The apostle Matthew wrote that on one occasion, Jesus was talking to John’s disciples and a certain ruler came and knelt before him. He told Jesus that his daughter was dead and he wanted him to bring her back to life. Jesus ended the conversation and immediately left with his disciples and followed the ruler (Matthew 9:18). In another instance, the apostle John recorded that Jesus received information that Lazarus was sick and he said, ‘the sickness will not end in death, it is for God’s glory, so that God’s Son will be glorified through it.’ As such, he stayed where he was for two days before starting the journey to Lazarus’s home town. When he finally arrived, he found that Lazarus was in the tomb for four days (John 11:1-17).
Both situations were opportunities for Jesus to help someone and he responded favorably. Nonetheless, he responded immediately to the ruler’s request and waited a few days before visiting Lazarus. How do we determine how quickly to respond to an assignment? Our earthly wisdom which is grounded in morality can only guide us in dealing with worldly matters. We need spiritual discernment to do our divine assignments.

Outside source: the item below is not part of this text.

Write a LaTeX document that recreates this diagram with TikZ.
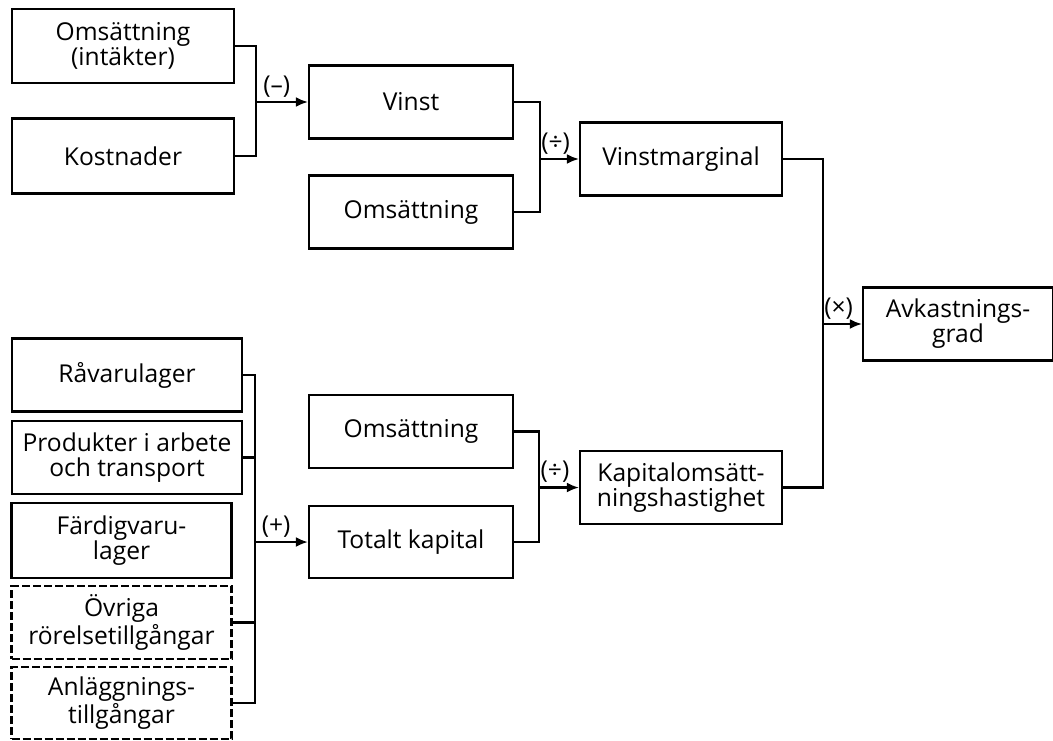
\documentclass[tikz,border=0pt]{standalone}
\usepackage{fontspec}
\setmainfont{Open Sans}
\usepackage{tikz}
\usetikzlibrary{arrows.meta,calc}

\begin{document}
\begin{tikzpicture}[
  x=0.5pt,y=-0.5pt,
  box/.style={draw,line width=1.1pt,fill=white,align=center,inner sep=0pt,
    minimum width=102pt,minimum height=36.5pt,
    font=\fontsize{12.3}{12.5}\selectfont},
  widebox/.style={box,minimum width=115pt},
  midbox/.style={box,minimum width=110pt},
  dashbox/.style={midbox,dash pattern=on 4pt off 1.5pt},
  conn/.style={line width=1.1pt},
  arr/.style={conn,-{Latex[length=6pt,width=5pt]}},
  sign/.style={above,pos=0.4,inner sep=2pt,font=\fontsize{12.3}{12.5}\selectfont}
]
\useasboundingbox (0,0) rectangle (1053,740);

\node[box,minimum width=111pt,minimum height=37pt] (intakt) at (123,46) {Omsättning\\(intäkter)};
\node[box,minimum width=111pt,minimum height=37.5pt] (kostn) at (123,156) {Kostnader};
\node[box] (vinst) at (411,102) {Vinst};
\node[box] (omsA) at (411,212) {Omsättning};
\node[box,minimum width=101pt] (vmarg) at (681,159) {Vinstmarginal};
\node[box,minimum width=95pt] (avkgr) at (958,324) {Avkastnings-\\grad};

\node[widebox] (ravar) at (127,375) {Råvarulager};
\node[widebox] (produ) at (127,457.5) {Produkter i arbete\\och transport};
\node[midbox,minimum height=37.5pt] (fardi) at (121.5,540.5) {Färdigvaru-\\lager};
\node[dashbox] (ovrig) at (121.5,622.5) {Övriga\\rörelsetillgångar};
\node[dashbox,minimum height=36pt] (anlag) at (121.5,703) {Anläggnings-\\tillgångar};
\node[box] (omsB) at (411,431.5) {Omsättning};
\node[box,minimum height=36pt] (totkap) at (411,542) {Totalt kapital};
\node[box,minimum width=101pt] (kapoms) at (681,487.5) {Kapitalomsätt-\\ningshastighet};

\coordinate (jVinst) at (256,102);
\coordinate (jMarg) at (540,159);
\coordinate (jTot) at (255,542);
\coordinate (jKap) at (539,487.5);
\coordinate (jAvk) at (823,324);

\draw[conn] (intakt.east) -| (jVinst) |- (kostn.east);
\draw[arr] (jVinst) -- node[sign]{(–)} (vinst.west);

\draw[conn] (vinst.east) -| (jMarg) |- (omsA.east);
\draw[arr] (jMarg) -- node[sign]{(÷)} (vmarg.west);

\draw[conn] (ravar.east) -| (jTot) |- (anlag.east);
\draw[conn] (produ.east) -- (produ.east -| jTot);
\draw[conn] (ovrig.east) -- (ovrig.east -| jTot);
\draw[arr] (jTot) -- node[sign]{(+)} (totkap.west);

\draw[conn] (omsB.east) -| (jKap) |- (totkap.east);
\draw[arr] (jKap) -- node[sign]{(÷)} (kapoms.west);

\draw[conn] (vmarg.east) -| (jAvk) |- (kapoms.east);
\draw[arr] (jAvk) -- node[sign]{(×)} (avkgr.west);
\end{tikzpicture}
\end{document}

Scripture says that Jesus is in unity with his Father, and so he knows his desires and always does what pleases him (John 8:29). Therefore, through communicating with his Father, he knew that his assignment was to raise Lazarus after he was buried. As a result, he allowed the time to pass for Lazarus’s death and burial before visiting his hometown. Effective communication and obedience to God helped Jesus decide when and how to respond to the assignment.
Similarly, when we are in unity with Christ, we know his desires and find pleasure in doing them. Unity with Christ occurs through study and obedience to his commands and having an intimate relationship with him. When we communicate with him frequently, he tells us how and when to respond to assignments, “My sheep hear my voice, and I know them, and they follow me” (John 10:27).